In writing adventure material, nothing pays off like primary research. Look into the lives of rats, and you find that they are purblind and communicate subvocally. Pay attention to stone, and you find that at the juncture of limestone and granite sometimes grows a layer called skarn, laced with gold, copper, and gems. Architecture, chemistry, botany: as much as they constrain design with realism, they also open up intriguing possibilities with the ring of reality to them.
Lack of research also shows. How many lost mines, dwarven or not, have been written up for adventures? How many of them have been glommed together from the residue of Moria-sublime (halls, chasms, demons) and Wild-West-banal (railcarts, lifts, ingots)? The one thing that's certain is that horrible things from the deep have been unleashed and are now running around in the place. But can we do better in setting the scene?

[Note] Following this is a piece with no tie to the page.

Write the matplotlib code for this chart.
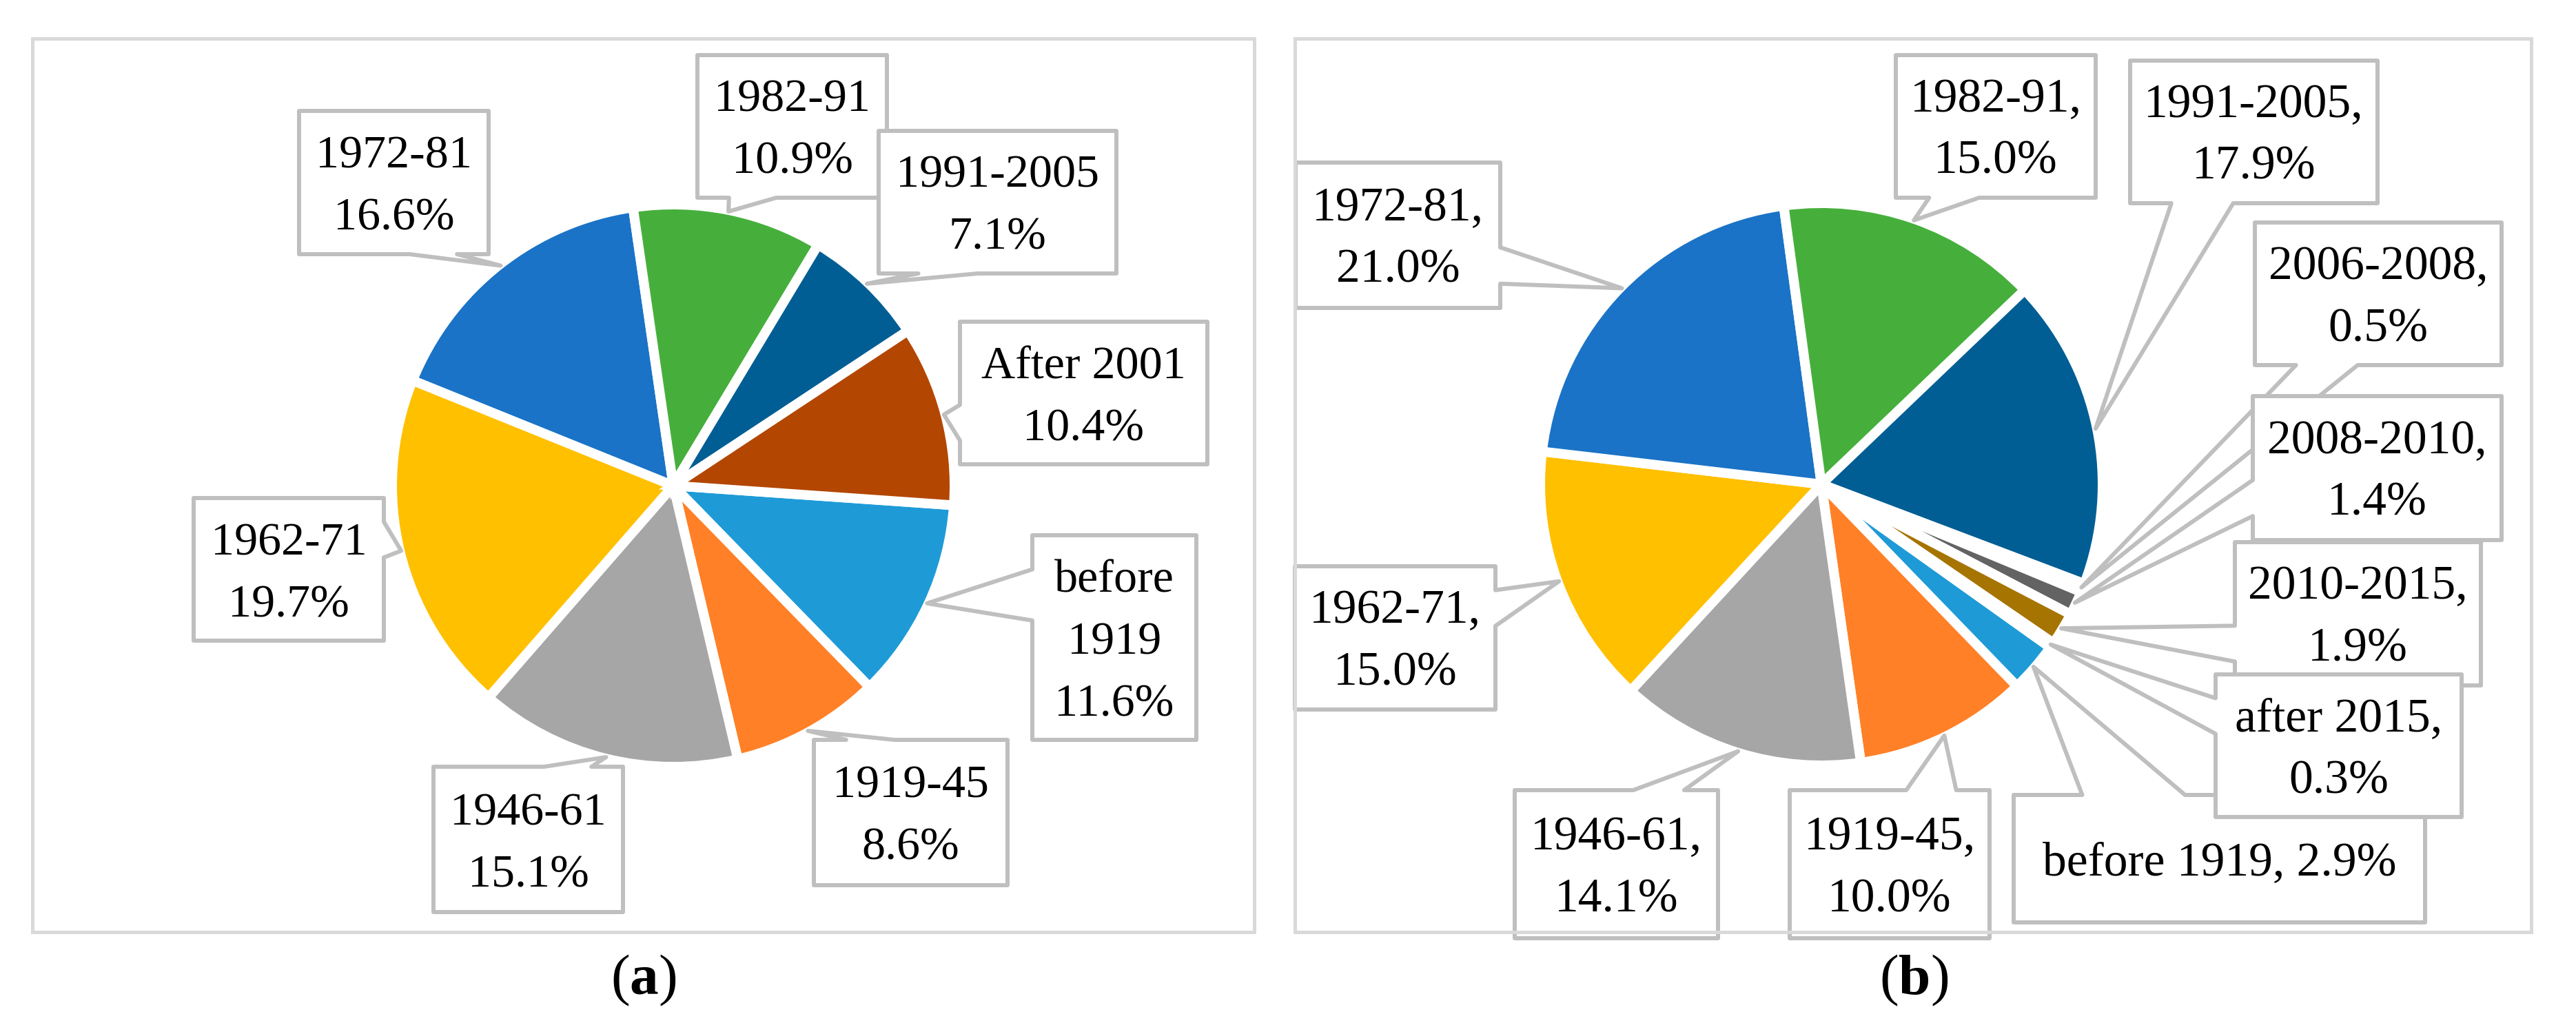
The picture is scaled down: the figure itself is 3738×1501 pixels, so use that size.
# two pie charts with Excel style callout labels: (a) and (b)

import numpy as np
import matplotlib.pyplot as plt
from matplotlib.patches import Polygon, Rectangle

plt.rcParams['font.family'] = ['Liberation Serif', 'DejaVu Serif']
plt.rcParams['mathtext.fontset'] = 'custom'
plt.rcParams['mathtext.rm'] = 'Liberation Serif'
plt.rcParams['mathtext.bf'] = 'Liberation Serif:bold'

# ---- data ----
a_labels = ['before\n1919', '1919-45', '1946-61', '1962-71', '1972-81',
            '1982-91', '1991-2005', 'After 2001']
a_values = [11.6, 8.6, 15.1, 19.7, 16.6, 10.9, 7.1, 10.4]

b_labels = ['before 1919,', '1919-45,', '1946-61,', '1962-71,', '1972-81,',
            '1982-91,', '1991-2005,', '2006-2008,', '2008-2010,', '2010-2015,',
            'after 2015,']
b_values = [2.9, 10.0, 14.1, 15.0, 21.0, 15.0, 17.9, 0.5, 1.4, 1.9, 0.3]

palette = ['#1e9bd7', '#ff8027', '#a6a6a6', '#ffc000', '#1a73c6', '#46af3c',
           '#005e94', '#b34600', '#636363', '#a67400', '#10457a']

# ---- layout (pixels, y from top) ----
W, H = 3738, 1501
PX = 0.72  # points per pixel at dpi 100
R = 408
TIP_R = 406

a_center = (977, 705)
b_center = (2643, 703)
a_start = 90 - 94
b_start = 90 - 125.5

a_boxes = [(1498, 777, 1736, 1074), (1181, 1074, 1462, 1285),
           (629, 1113, 904, 1324), (281, 723, 557, 930),
           (434, 161, 709, 369), (1012, 80, 1287, 287),
           (1275, 190, 1620, 397), (1393, 467, 1752, 674)]
b_boxes = [(2922, 1154, 3519, 1339), (2597, 1147, 2887, 1362),
           (2198, 1147, 2493, 1362), (1879, 822, 2170, 1030),
           (1880, 236, 2177, 447), (2751, 80, 3041, 287),
           (3091, 88, 3450, 295), (3272, 323, 3630, 530),
           (3269, 575, 3630, 784), (3243, 787, 3600, 995),
           (3215, 979, 3572, 1186)]

a_frame = (47, 56, 1819.5, 1352.5)
b_frame = (1878.5, 56, 3673, 1352.5)


def callout(x0, y0, x1, y1, tx, ty):
    # outline of a wedgeRectCallout shape (image coords)
    w = x1 - x0
    h = y1 - y0
    dx = tx - (x0 + x1) / 2
    dy = ty - (y0 + y1) / 2
    dz = abs(dy) - abs(dx * h / w)
    xg1, xg2 = (7, 10) if dx > 0 else (2, 5)
    yg1, yg2 = (7, 10) if dy > 0 else (2, 5)
    xa, xb = x0 + w * xg1 / 12, x0 + w * xg2 / 12
    ya, yb = y0 + h * yg1 / 12, y0 + h * yg2 / 12
    pts = [(x0, y0)]
    if dz > 0 and dy < 0:
        pts += [(xa, y0), (tx, ty), (xb, y0)]
    pts += [(x1, y0)]
    if dz <= 0 and dx > 0:
        pts += [(x1, ya), (tx, ty), (x1, yb)]
    pts += [(x1, y1)]
    if dz > 0 and dy > 0:
        pts += [(xb, y1), (tx, ty), (xa, y1)]
    pts += [(x0, y1)]
    if dz <= 0 and dx < 0:
        pts += [(x0, yb), (tx, ty), (x0, ya)]
    return pts


def draw_panel(ax, labels, values, center, start, boxes, frame, fs, comma):
    cx, cy = center
    fx0, fy0, fx1, fy1 = frame
    clip = Rectangle((fx0, H - fy1), fx1 - fx0, fy1 - fy0,
                     transform=ax.transData, facecolor='none', edgecolor='none')
    wedges, _ = ax.pie(values, colors=palette[:len(values)], center=(cx, H - cy),
                       radius=R, startangle=start, counterclock=False, frame=True,
                       wedgeprops=dict(edgecolor='white', linewidth=14 * PX))
    for i, wd in enumerate(wedges):
        mid = np.deg2rad((wd.theta1 + wd.theta2) / 2)
        tx = cx + TIP_R * np.cos(mid)
        ty = cy - TIP_R * np.sin(mid)
        pts = callout(*boxes[i], tx, ty)
        poly = Polygon([(x, H - y) for x, y in pts], closed=True,
                       facecolor='white', edgecolor='#bfbfbf',
                       linewidth=6 * PX, joinstyle='round', zorder=3 + i * 0.01)
        poly.set_clip_path(clip)
        ax.add_patch(poly)

        pct = '%.1f%%' % values[i]
        if comma and labels[i].startswith('before'):
            lines = [labels[i] + ' ' + pct]
        else:
            lines = labels[i].split('\n') + [pct]
        x0, y0, x1, y1 = boxes[i]
        bx = (x0 + x1) / 2
        by = (y0 + y1) / 2
        step = 90
        first = by - (len(lines) - 1) * step / 2 + 23.5
        for k, s in enumerate(lines):
            t = ax.text(bx, H - (first + k * step), s, ha='center', va='baseline',
                        fontsize=fs, color='black', zorder=3 + i * 0.01 + 0.005)
            t.set_clip_path(clip)

    ax.add_patch(Rectangle((fx0, H - fy1), fx1 - fx0, fy1 - fy0, fill=False,
                           edgecolor='#d9d9d9', linewidth=5 * PX, zorder=5))


def main():
    fig = plt.figure(figsize=(W / 100, H / 100), dpi=100)
    ax = fig.add_axes([0, 0, 1, 1])

    draw_panel(ax, a_labels, a_values, a_center, a_start, a_boxes, a_frame, 49, False)
    draw_panel(ax, b_labels, b_values, b_center, b_start, b_boxes, b_frame, 50, True)

    ax.text(934, H - 1443, r'($\mathbf{a}$)', ha='center', va='baseline', fontsize=60)
    ax.text(2777, H - 1443, r'($\mathbf{b}$)', ha='center', va='baseline', fontsize=60)

    ax.set_xlim(0, W)
    ax.set_ylim(0, H)
    ax.set_aspect('equal')
    ax.axis('off')
    fig.savefig('out.png', dpi=100, facecolor='white')


if __name__ == '__main__':
    main()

Even cursory research turns up one detail of deep metal mining, in medieval Europe or any other civilization, that presents enormous challenges. Below the water table, mines tend to flood. The simplest solution: dig a drainage channel, or adit, to lower ground. But this presumes your mine sits on higher ground from somewhere. Deep mines don't have this luxury.
So, pump the water out. At first people pass buckets hand to hand, then as craft deepens, machines use hand power, mule power, water power to lift out the groundwater using buckets, screws, suction pipes and tubes. All these latter solutions need keeping up, and once the mine is abandoned, the lower levels partly or fully fill with water.
Flooded floors, concealing pits and swimming monsters; flooded tunnels, requiring magic light and water breathing to have any chance of mere survival. Or, another way: get the old pumping machinery working again and see how much you can clear out, and what treasures lie in the murk.
All this assumes a pre-industrial European level of technology. But a fantasy world also has dwarves, that people of notably precocious craft. Indeed, one solution only they might reach comes from the computer construction game Dwarf Fortress, whose worldbuilding is as complex as its graphics are crude. The game simulates groundwater by having some settlements sit over an aquifer level, whose water floods and ruins all construction beneath it. The way past the aquifer requires one of many complicated engineering solutions, including rapid pumping, opening a shaft to cold air that will freeze the water, or dropping a "plug" of dry stone into the wet level and boring through it.
|Dropping the "plug"|
Although Dwarf Fortress simplifies the geological reality of seepage, the plug idea suggests that dwarves might have the skill to locate the source of groundwater and simply wall it off with non-porous stone. Maybe the water is controlled and channeled into a reservoir, for drinking and industrial use.
Allow a certain amount of magic in mining, and the pumping operation can be helped in a dozen ways. Maybe the dwarven priests have deals with elementals, or maybe these solutions are found among other underground peoples, like the dark elves. Golems can be set the task of working the pumps. The miners themselves breathe water in flooded galleries. Magic freezes flooded caverns so that ice tunnels can be dug through. A portable hole, or elemental portal, does the work of an adit in draining off water. And what might come through the portal the wrong way?
Another difference: human metal production historically had to be distributed over several sites, because the material for processing ore -- water, wood, and aboveground oxygen -- was not present within a mine, and not necessarily plentiful close to it. Dwarves, though, live entirely underground. Their mine dungeons necessarily include areas for crushing ore, then sorting and filtering the metal-bearing compounds through the action of water. They need to smelt ore in the heat of a furnace, creating liquid metal. If steel is being made, the fuel needs to infuse the raw iron with carbon. Most likely for dwarves this will be mineral coal rather than the medieval-era charcoal. Why not have the facilities for shaping and working metal objects right there to hand as well? A whole complex suggests itself. The only limit is availability of fresh air and water, which architecture or elementals need to supply. And Dwarf Fortress gives another idea: using the earth's own magma to power fierce furnaces.
In short, thinking about realistic logistics can take you places in design your unconstrained imagination never would. It can insert unforeseen challenges into mundane mines, or underwrite the need for a thematically varied industrial site in the more fantastic variety.